*Data extracted from a collection:*

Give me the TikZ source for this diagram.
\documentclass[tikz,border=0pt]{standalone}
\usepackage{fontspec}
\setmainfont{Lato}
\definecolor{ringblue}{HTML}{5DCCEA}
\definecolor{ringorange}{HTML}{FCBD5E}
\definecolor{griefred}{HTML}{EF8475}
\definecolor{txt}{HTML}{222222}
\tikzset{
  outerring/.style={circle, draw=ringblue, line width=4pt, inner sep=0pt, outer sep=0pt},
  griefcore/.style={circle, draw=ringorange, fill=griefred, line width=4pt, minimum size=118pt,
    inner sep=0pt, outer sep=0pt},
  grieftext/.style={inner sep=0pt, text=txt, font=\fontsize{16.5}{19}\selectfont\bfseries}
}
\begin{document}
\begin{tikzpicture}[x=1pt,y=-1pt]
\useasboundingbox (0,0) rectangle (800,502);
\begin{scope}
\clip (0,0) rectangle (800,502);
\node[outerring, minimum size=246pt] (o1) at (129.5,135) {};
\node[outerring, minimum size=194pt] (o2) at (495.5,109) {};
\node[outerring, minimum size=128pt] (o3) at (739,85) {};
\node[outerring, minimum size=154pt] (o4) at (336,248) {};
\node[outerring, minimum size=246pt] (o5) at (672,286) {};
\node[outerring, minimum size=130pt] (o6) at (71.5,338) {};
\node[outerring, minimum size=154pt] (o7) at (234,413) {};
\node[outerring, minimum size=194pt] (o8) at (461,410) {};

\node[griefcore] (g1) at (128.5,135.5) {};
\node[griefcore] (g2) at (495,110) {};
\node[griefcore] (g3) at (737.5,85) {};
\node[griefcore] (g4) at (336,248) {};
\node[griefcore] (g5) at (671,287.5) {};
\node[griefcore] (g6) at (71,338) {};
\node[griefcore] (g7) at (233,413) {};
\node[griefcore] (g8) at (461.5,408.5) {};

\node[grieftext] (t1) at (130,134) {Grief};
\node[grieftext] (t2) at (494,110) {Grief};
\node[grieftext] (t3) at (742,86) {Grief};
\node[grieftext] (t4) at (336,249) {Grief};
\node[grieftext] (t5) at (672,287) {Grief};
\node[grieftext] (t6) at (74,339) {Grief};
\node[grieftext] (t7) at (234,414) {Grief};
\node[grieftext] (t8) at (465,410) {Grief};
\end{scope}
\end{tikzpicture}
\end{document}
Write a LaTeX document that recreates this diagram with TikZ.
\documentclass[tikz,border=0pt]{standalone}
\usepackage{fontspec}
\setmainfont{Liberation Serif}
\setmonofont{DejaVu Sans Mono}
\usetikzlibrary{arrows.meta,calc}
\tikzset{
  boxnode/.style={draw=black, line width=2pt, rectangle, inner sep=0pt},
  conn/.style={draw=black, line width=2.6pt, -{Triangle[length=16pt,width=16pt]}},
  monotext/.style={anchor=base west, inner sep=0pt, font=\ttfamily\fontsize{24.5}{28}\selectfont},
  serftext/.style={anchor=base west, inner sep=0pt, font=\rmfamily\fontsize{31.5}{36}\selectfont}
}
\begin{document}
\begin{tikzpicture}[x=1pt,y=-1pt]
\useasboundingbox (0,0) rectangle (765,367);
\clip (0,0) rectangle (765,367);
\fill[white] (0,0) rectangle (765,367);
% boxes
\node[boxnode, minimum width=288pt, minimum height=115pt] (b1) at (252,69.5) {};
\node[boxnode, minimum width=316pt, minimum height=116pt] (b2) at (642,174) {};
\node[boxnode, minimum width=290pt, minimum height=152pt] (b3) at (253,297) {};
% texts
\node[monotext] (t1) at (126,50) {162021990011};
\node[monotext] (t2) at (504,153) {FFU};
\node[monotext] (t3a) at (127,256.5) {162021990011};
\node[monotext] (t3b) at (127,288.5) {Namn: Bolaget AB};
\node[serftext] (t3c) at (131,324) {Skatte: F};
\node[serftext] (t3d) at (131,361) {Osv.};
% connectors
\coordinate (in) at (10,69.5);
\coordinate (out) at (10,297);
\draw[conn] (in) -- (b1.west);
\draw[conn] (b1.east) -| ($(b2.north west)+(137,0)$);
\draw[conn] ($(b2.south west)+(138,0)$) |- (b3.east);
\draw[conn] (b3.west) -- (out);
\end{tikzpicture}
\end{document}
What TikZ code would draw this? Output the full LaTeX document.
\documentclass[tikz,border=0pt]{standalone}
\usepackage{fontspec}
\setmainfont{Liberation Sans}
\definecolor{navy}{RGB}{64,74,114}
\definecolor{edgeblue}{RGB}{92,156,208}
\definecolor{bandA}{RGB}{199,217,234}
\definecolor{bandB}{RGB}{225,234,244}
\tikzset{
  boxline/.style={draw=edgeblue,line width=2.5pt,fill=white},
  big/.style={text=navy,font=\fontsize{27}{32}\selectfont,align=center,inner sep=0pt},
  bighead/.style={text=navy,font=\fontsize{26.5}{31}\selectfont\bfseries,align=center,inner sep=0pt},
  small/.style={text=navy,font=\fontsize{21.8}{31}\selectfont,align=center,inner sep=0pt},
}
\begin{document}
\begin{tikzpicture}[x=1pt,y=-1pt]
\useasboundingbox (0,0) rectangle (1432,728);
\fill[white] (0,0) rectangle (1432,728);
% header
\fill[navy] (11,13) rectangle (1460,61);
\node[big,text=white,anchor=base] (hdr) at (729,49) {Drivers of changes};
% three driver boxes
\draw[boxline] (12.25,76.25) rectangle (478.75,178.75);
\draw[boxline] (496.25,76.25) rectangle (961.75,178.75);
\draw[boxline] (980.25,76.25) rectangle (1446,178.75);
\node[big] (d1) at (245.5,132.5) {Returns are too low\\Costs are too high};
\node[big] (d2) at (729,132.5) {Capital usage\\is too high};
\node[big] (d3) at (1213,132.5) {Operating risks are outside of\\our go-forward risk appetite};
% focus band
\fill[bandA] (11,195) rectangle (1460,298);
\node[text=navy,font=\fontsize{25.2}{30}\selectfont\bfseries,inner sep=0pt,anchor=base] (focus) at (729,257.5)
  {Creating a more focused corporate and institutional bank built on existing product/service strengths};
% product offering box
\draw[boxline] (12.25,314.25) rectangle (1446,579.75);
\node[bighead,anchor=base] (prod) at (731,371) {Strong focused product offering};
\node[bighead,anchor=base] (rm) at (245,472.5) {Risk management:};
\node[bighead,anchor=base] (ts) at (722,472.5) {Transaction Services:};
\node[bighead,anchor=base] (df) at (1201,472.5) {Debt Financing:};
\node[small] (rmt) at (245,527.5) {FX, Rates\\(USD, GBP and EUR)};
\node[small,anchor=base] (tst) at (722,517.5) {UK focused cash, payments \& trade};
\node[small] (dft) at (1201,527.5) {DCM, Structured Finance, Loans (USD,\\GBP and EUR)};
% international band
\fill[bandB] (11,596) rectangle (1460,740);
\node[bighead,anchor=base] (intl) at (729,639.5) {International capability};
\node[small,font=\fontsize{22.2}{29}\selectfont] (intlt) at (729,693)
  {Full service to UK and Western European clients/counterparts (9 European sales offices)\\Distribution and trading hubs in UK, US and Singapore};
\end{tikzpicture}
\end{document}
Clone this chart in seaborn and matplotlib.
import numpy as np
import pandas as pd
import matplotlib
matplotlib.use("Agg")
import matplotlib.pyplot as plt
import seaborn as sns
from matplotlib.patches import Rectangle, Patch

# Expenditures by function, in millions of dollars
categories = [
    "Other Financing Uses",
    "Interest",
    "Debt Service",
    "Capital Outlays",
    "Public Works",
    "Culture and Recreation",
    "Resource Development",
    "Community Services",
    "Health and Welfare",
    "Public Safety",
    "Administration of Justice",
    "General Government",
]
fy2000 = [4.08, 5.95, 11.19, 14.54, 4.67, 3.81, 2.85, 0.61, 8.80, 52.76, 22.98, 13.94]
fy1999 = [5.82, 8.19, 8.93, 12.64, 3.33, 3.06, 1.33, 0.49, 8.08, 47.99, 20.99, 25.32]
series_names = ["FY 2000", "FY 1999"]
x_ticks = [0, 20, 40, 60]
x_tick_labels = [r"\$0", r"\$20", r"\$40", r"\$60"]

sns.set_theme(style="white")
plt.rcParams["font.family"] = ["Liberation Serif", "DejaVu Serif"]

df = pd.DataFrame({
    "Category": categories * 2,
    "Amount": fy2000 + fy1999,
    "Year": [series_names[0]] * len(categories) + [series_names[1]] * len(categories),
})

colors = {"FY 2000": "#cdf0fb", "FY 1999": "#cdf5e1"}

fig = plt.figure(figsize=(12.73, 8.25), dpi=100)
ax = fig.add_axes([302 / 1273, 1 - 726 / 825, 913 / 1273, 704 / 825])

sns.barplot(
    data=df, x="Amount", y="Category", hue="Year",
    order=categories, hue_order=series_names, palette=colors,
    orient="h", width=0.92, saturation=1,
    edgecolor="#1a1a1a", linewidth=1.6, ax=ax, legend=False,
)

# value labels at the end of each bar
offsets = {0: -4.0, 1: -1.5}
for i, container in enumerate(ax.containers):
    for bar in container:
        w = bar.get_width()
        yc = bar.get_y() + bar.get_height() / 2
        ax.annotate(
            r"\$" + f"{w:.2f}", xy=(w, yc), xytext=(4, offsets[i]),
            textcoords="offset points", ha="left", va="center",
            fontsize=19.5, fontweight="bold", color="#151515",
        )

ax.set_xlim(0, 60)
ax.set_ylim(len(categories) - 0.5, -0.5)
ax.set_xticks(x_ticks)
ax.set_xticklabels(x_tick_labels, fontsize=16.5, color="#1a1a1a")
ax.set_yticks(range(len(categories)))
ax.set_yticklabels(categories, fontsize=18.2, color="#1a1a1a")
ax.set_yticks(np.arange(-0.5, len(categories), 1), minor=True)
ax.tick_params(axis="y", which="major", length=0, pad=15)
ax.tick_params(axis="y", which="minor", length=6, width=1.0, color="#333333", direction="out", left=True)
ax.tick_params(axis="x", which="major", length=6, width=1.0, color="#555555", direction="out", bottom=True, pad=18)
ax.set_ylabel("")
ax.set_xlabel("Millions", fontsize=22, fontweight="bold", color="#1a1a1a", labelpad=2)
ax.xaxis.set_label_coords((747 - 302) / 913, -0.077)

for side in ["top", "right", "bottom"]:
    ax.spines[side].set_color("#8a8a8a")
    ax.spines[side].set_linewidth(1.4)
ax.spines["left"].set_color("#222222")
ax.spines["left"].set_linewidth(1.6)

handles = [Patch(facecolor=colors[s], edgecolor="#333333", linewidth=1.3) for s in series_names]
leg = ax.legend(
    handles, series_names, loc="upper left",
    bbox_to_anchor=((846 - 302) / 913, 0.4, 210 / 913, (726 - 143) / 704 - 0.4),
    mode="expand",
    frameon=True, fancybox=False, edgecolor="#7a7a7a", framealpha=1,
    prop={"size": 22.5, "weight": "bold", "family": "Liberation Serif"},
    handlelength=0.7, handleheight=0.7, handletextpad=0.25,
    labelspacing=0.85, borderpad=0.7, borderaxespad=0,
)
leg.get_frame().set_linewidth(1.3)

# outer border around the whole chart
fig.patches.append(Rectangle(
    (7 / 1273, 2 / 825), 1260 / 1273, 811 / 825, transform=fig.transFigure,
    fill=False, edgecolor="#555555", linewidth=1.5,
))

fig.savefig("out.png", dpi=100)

*SHORT PROBLEM:* Write out again only the lines from the line containing "Clone this chart in seaborn and matplotlib." through the line containing "from matplotlib.patches import", both included, exactly as they are.

*COMPLETE RESPONSE:*
Clone this chart in seaborn and matplotlib.
import numpy as np
import pandas as pd
import matplotlib
matplotlib.use("Agg")
import matplotlib.pyplot as plt
import seaborn as sns
from matplotlib.patches import Rectangle, Patch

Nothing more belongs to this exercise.